Scripture (2 Corinthians 4:16-5:5) can be found here.
So we do not lose heart. Even though our outer nature is wasting away, our inner nature is being renewed day by day. For this slight momentary affliction is preparing us for an eternal weight of glory beyond all measure, because we look not at what can be seen but at what cannot be seen; for what can be seen is temporary, but what cannot be seen is eternal. For we know that if the earthly tent we live in is destroyed, we have a building from God, a house not made with hands, eternal in the heavens.
~ 2 Corinthians 4:16-5:1
I don't talk about heaven much, and I don't preach about it on a regular basis. I am most likely to speak from the pulpit about heaven during a memorial service or funeral, because I believe at that moment, the loved ones of the deceased need to hear words of hope that include that promise. But I don't preach about it most Sundays because I believe the people, on the whole, need words of hope and encouragement that are about the here and now, which, after all, is what Jesus meant by the "kingdom" or "reign" of heaven. He was talking about God's inbreaking and transforming presence for us, now, in this life. The heaven that is here already, but not entirely, not yet.
But today I read this passage in 2 Corinthians, so let's talk about heaven! Paul is using these words of encouragement, not for a grieving congregation, but for a fighting congregation, in the midst of power struggles, and, particularly, in the midst of rejecting him. And here, in the middle of addressing those concerns, he moves into a long and very beautiful description of the way in which the promise of heaven can encourage those who are suffering-- whether physically or mentally. He does not want his people to lose heart, in the midst of a world that can be so ugly, so harsh, and so devastating. Even in physical decline, even when faced with illness or the challenges that can come with aging, he asks the people to consider it a preparation for that moment when it will all be transformed into a glory he can't even quite describe.
This is not it, he insists. This pain. This sorrow. This is not it. And if you do not see the joy and transformation in this life, he holds up God's promises that we surely will see it in the next.
This image comforts me so. The soldiers have their limbs again, and whole and perfect brains. The children no longer have the wounds of war. The infirm are hale, and walk upright. Everyone has their original knees and hips!
I don't mean to be glib, or silly. Physical suffering in this life is no joke. I read last night about a ten year old boy, named Seven Bridges, who took his own life because he was mercilessly teased by school bullies about having a colostomy bag.

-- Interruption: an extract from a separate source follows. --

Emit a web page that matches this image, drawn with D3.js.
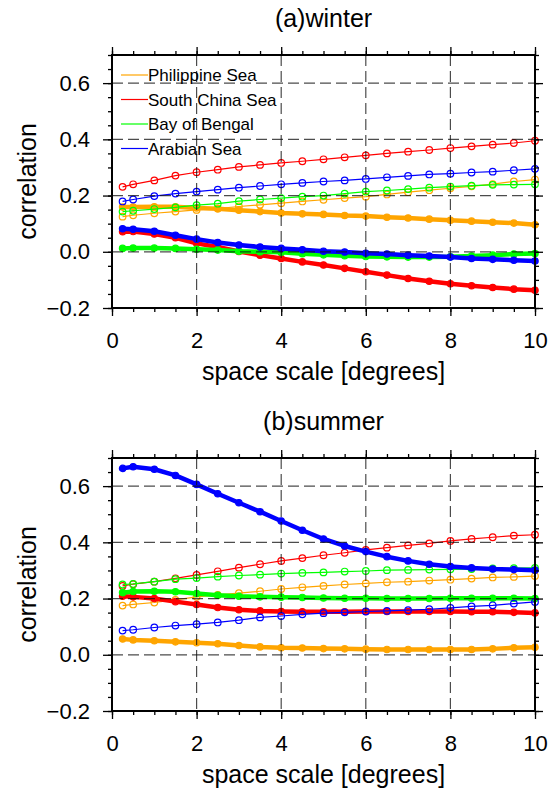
<!DOCTYPE html>
<html>
<head>
<meta charset="utf-8">
<script src="https://cdn.jsdelivr.net/npm/d3@7"></script>
<style>
  body { margin: 0; background: #fff; }
  text { font-family: "Liberation Sans", Arial, Helvetica, sans-serif; fill: #000; }
</style>
</head>
<body>
<div id="chart"></div>
<script>
// space scale [degrees]
var xs = [0.25, 0.5, 1, 1.5, 2, 2.5, 3, 3.5, 4, 4.5, 5, 5.5, 6, 6.5, 7, 7.5, 8, 8.5, 9, 9.5, 10];

var regions = ["Philippine Sea", "South China Sea", "Bay of Bengal", "Arabian Sea"];
var colors = ["#FFA500", "#FF0000", "#00FF00", "#0000FF"];

var xTicks = [0, 2, 4, 6, 8, 10];
var yTicks = [-0.2, 0.0, 0.2, 0.4, 0.6];

// (a) winter - thin lines, open circles
var winterPhilThin = [0.125,0.130,0.137,0.143,0.149,0.154,0.161,0.167,0.173,0.179,0.185,0.191,0.196,0.204,0.212,0.219,0.226,0.233,0.241,0.250,0.257];
var winterScsThin  = [0.231,0.240,0.254,0.271,0.283,0.292,0.302,0.309,0.316,0.322,0.329,0.336,0.343,0.350,0.356,0.362,0.369,0.375,0.381,0.387,0.395];
var winterBobThin  = [0.143,0.146,0.152,0.158,0.166,0.171,0.180,0.186,0.191,0.196,0.200,0.207,0.214,0.218,0.223,0.228,0.232,0.235,0.238,0.239,0.240];
var winterArabThin = [0.179,0.186,0.198,0.207,0.214,0.221,0.228,0.234,0.240,0.245,0.250,0.254,0.259,0.265,0.270,0.275,0.278,0.282,0.285,0.290,0.295];
// (a) winter - thick lines, filled dots
var winterPhilThick = [0.159,0.159,0.160,0.160,0.156,0.153,0.148,0.143,0.138,0.135,0.133,0.129,0.127,0.123,0.120,0.116,0.112,0.109,0.105,0.102,0.096];
var winterScsThick  = [0.071,0.072,0.063,0.050,0.030,0.017,0.001,-0.012,-0.024,-0.036,-0.047,-0.059,-0.071,-0.083,-0.095,-0.105,-0.114,-0.121,-0.127,-0.133,-0.137];
var winterBobThick  = [0.012,0.013,0.013,0.012,0.009,0.006,0.002,0.000,-0.002,-0.007,-0.011,-0.014,-0.017,-0.018,-0.019,-0.019,-0.018,-0.015,-0.012,-0.008,-0.006];
var winterArabThick = [0.082,0.080,0.073,0.059,0.045,0.033,0.024,0.017,0.012,0.007,0.002,-0.001,-0.005,-0.008,-0.012,-0.015,-0.019,-0.024,-0.027,-0.030,-0.033];

// (b) summer - thin lines
var summerPhilThin = [0.175,0.179,0.186,0.195,0.206,0.213,0.219,0.226,0.234,0.240,0.245,0.250,0.254,0.258,0.260,0.264,0.267,0.271,0.275,0.277,0.280];
var summerScsThin  = [0.245,0.251,0.260,0.272,0.284,0.297,0.310,0.322,0.334,0.344,0.354,0.363,0.373,0.381,0.389,0.396,0.405,0.412,0.418,0.424,0.427];
var summerBobThin  = [0.250,0.252,0.260,0.269,0.273,0.278,0.282,0.285,0.289,0.291,0.293,0.296,0.298,0.301,0.302,0.303,0.304,0.305,0.307,0.308,0.309];
var summerArabThin = [0.086,0.089,0.097,0.104,0.109,0.115,0.123,0.133,0.138,0.144,0.148,0.151,0.154,0.156,0.159,0.162,0.167,0.172,0.176,0.182,0.188];
// (b) summer - thick lines
var summerPhilThick = [0.056,0.053,0.050,0.046,0.043,0.039,0.033,0.028,0.025,0.024,0.022,0.021,0.020,0.019,0.019,0.019,0.019,0.019,0.021,0.025,0.027];
var summerScsThick  = [0.208,0.206,0.200,0.189,0.179,0.168,0.160,0.156,0.154,0.153,0.153,0.153,0.154,0.154,0.154,0.154,0.154,0.153,0.153,0.151,0.149];
var summerBobThick  = [0.221,0.225,0.226,0.224,0.218,0.212,0.208,0.206,0.205,0.204,0.202,0.201,0.201,0.200,0.200,0.200,0.201,0.201,0.201,0.201,0.200];
var summerArabThick = [0.663,0.669,0.660,0.638,0.606,0.573,0.541,0.509,0.476,0.443,0.412,0.387,0.367,0.349,0.334,0.322,0.314,0.309,0.305,0.303,0.301];

var W = 554, H = 790;

var svg = d3.select("#chart").append("svg")
  .attr("width", W)
  .attr("height", H);

drawPanel({
  top: 55, title: "(a)winter", legend: true,
  thin: [winterPhilThin, winterScsThin, winterBobThin, winterArabThin],
  thick: [winterPhilThick, winterScsThick, winterBobThick, winterArabThick]
});

drawPanel({
  top: 458, title: "(b)summer", legend: false,
  thin: [summerPhilThin, summerScsThin, summerBobThin, summerArabThin],
  thick: [summerPhilThick, summerScsThick, summerBobThick, summerArabThick]
});

function drawPanel(p) {
  var left = 112, width = 423, height = 253;

  var g = svg.append("g")
    .attr("transform", "translate(" + left + "," + p.top + ")");

  var x = d3.scaleLinear().domain([0, 10]).range([0, width]);
  var y = d3.scaleLinear().domain([-0.2, 0.7]).range([height, 0]);

  var xMinor = d3.range(0, 10.01, 0.5);
  var yMinor = d3.range(-0.2, 0.701, 0.05);

  // data: thin then thick for each region
  for (var i = 0; i < regions.length; i++) {
    drawSeries(g, x, y, p.thin[i], colors[i], false);
    drawSeries(g, x, y, p.thick[i], colors[i], true);
  }

  // dashed grid
  g.selectAll(".hgrid")
    .data(yTicks.filter(function(d) { return d > -0.2; }))
    .enter().append("line")
    .attr("x1", 0).attr("x2", width)
    .attr("y1", function(d) { return y(d); })
    .attr("y2", function(d) { return y(d); })
    .style("stroke", "#111")
    .style("stroke-width", 1.2)
    .style("stroke-dasharray", "11,5")
    .style("opacity", 0.75);

  g.selectAll(".vgrid")
    .data(xTicks.filter(function(d) { return d > 0 && d < 10; }))
    .enter().append("line")
    .attr("y1", 0).attr("y2", height)
    .attr("x1", function(d) { return x(d); })
    .attr("x2", function(d) { return x(d); })
    .style("stroke", "#111")
    .style("stroke-width", 1.2)
    .style("stroke-dasharray", "11,5")
    .style("opacity", 0.75);

  // minor ticks
  g.append("g").attr("class", "minor")
    .call(d3.axisLeft(y).tickValues(yMinor).tickSize(4).tickFormat(""));
  g.append("g").attr("class", "minor")
    .attr("transform", "translate(" + width + ",0)")
    .call(d3.axisRight(y).tickValues(yMinor).tickSize(4).tickFormat(""));
  g.append("g").attr("class", "minor")
    .attr("transform", "translate(0," + height + ")")
    .call(d3.axisBottom(x).tickValues(xMinor).tickSize(4).tickFormat(""));
  g.append("g").attr("class", "minor")
    .call(d3.axisTop(x).tickValues(xMinor).tickSize(4).tickFormat(""));

  // major ticks
  g.append("g").attr("class", "y axis")
    .call(d3.axisLeft(y).tickValues(yTicks).tickSize(9).tickPadding(13).tickFormat(d3.format(".1f")));
  g.append("g").attr("class", "major")
    .attr("transform", "translate(" + width + ",0)")
    .call(d3.axisRight(y).tickValues(yTicks).tickSize(8).tickFormat(""));
  g.append("g").attr("class", "x axis")
    .attr("transform", "translate(0," + height + ")")
    .call(d3.axisBottom(x).tickValues(xTicks).tickSize(8).tickPadding(16).tickFormat(d3.format("d")));
  g.append("g").attr("class", "major")
    .call(d3.axisTop(x).tickValues(xTicks).tickSize(8).tickFormat(""));

  g.selectAll(".domain").remove();
  g.selectAll(".tick line").style("stroke", "#000").style("stroke-width", 1.3);
  g.selectAll(".tick text")
    .style("font-size", "22px")
    .style("font-family", "'Liberation Sans', Arial, sans-serif")
    .attr("fill", "#000");

  // frame
  g.append("rect")
    .attr("width", width).attr("height", height)
    .style("fill", "none")
    .style("stroke", "#000")
    .style("stroke-width", 2);

  // title
  g.append("text")
    .attr("x", width / 2).attr("y", -28)
    .attr("text-anchor", "middle")
    .style("font-size", "25px")
    .text(p.title);

  // axis labels
  g.append("text")
    .attr("x", width / 2).attr("y", height + 72)
    .attr("text-anchor", "middle")
    .style("font-size", "25px")
    .text("space scale [degrees]");

  g.append("text")
    .attr("transform", "translate(" + (28 - left + 8) + "," + (height / 2) + ") rotate(-90)")
    .attr("text-anchor", "middle")
    .style("font-size", "25px")
    .text("correlation");

  if (p.legend) {
    var leg = g.selectAll(".legend")
      .data(regions)
      .enter().append("g")
      .attr("class", "legend")
      .attr("transform", function(d, i) { return "translate(9," + (20 + i * 24.5) + ")"; });
    leg.append("line")
      .attr("x1", 0).attr("x2", 27)
      .style("stroke", function(d, i) { return colors[i]; })
      .style("stroke-width", 1.2);
    leg.append("text")
      .attr("x", 27).attr("y", 6)
      .style("font-size", "17px")
      .text(function(d) { return d; });
  }
}

function drawSeries(g, x, y, vals, color, thick) {
  var pts = vals.map(function(v, i) { return { x: xs[i], v: v }; });

  var line = d3.line()
    .x(function(d) { return x(d.x); })
    .y(function(d) { return y(d.v); });

  g.append("path")
    .datum(pts)
    .attr("d", line)
    .style("fill", "none")
    .style("stroke", color)
    .style("stroke-width", thick ? 4.5 : 1.2)
    .style("stroke-linejoin", "round");

  g.append("g").selectAll("circle")
    .data(pts)
    .enter().append("circle")
    .attr("cx", function(d) { return x(d.x); })
    .attr("cy", function(d) { return y(d.v); })
    .attr("r", thick ? 3.2 : 3.3)
    .style("fill", thick ? color : "none")
    .style("stroke", color)
    .style("stroke-width", 1.2);
}
</script>
</body>
</html>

The suffering that child endured makes me weep. And my hope is in the Lord who promises he is not only whole, but in the arms of a loving Father-Mother God who has removed all that pain and even the memory of it.
I don't know that that would be a comfort to his parents, though. Even believing what I do, I don't know that I would be comforted by it, if that were my child.
We have these promises, and they are beautiful and they can be a source of strength under certain conditions.
But I don't want us to give up on this world. Right now a dream of peace among nations; justice and equity/equality for every person; peace among peoples of differing complexions, ways of worshiping God, ways of loving; a world in which there are no hungry or homeless people; a world in which the air is clean and the water is pure and human beings are the priority, and not profits.... right now this dream seems so very far away.
But I don't want us to give up on it. I can't. I won't. I won't give up on this world, no matter how beautiful the promise of what is next may be.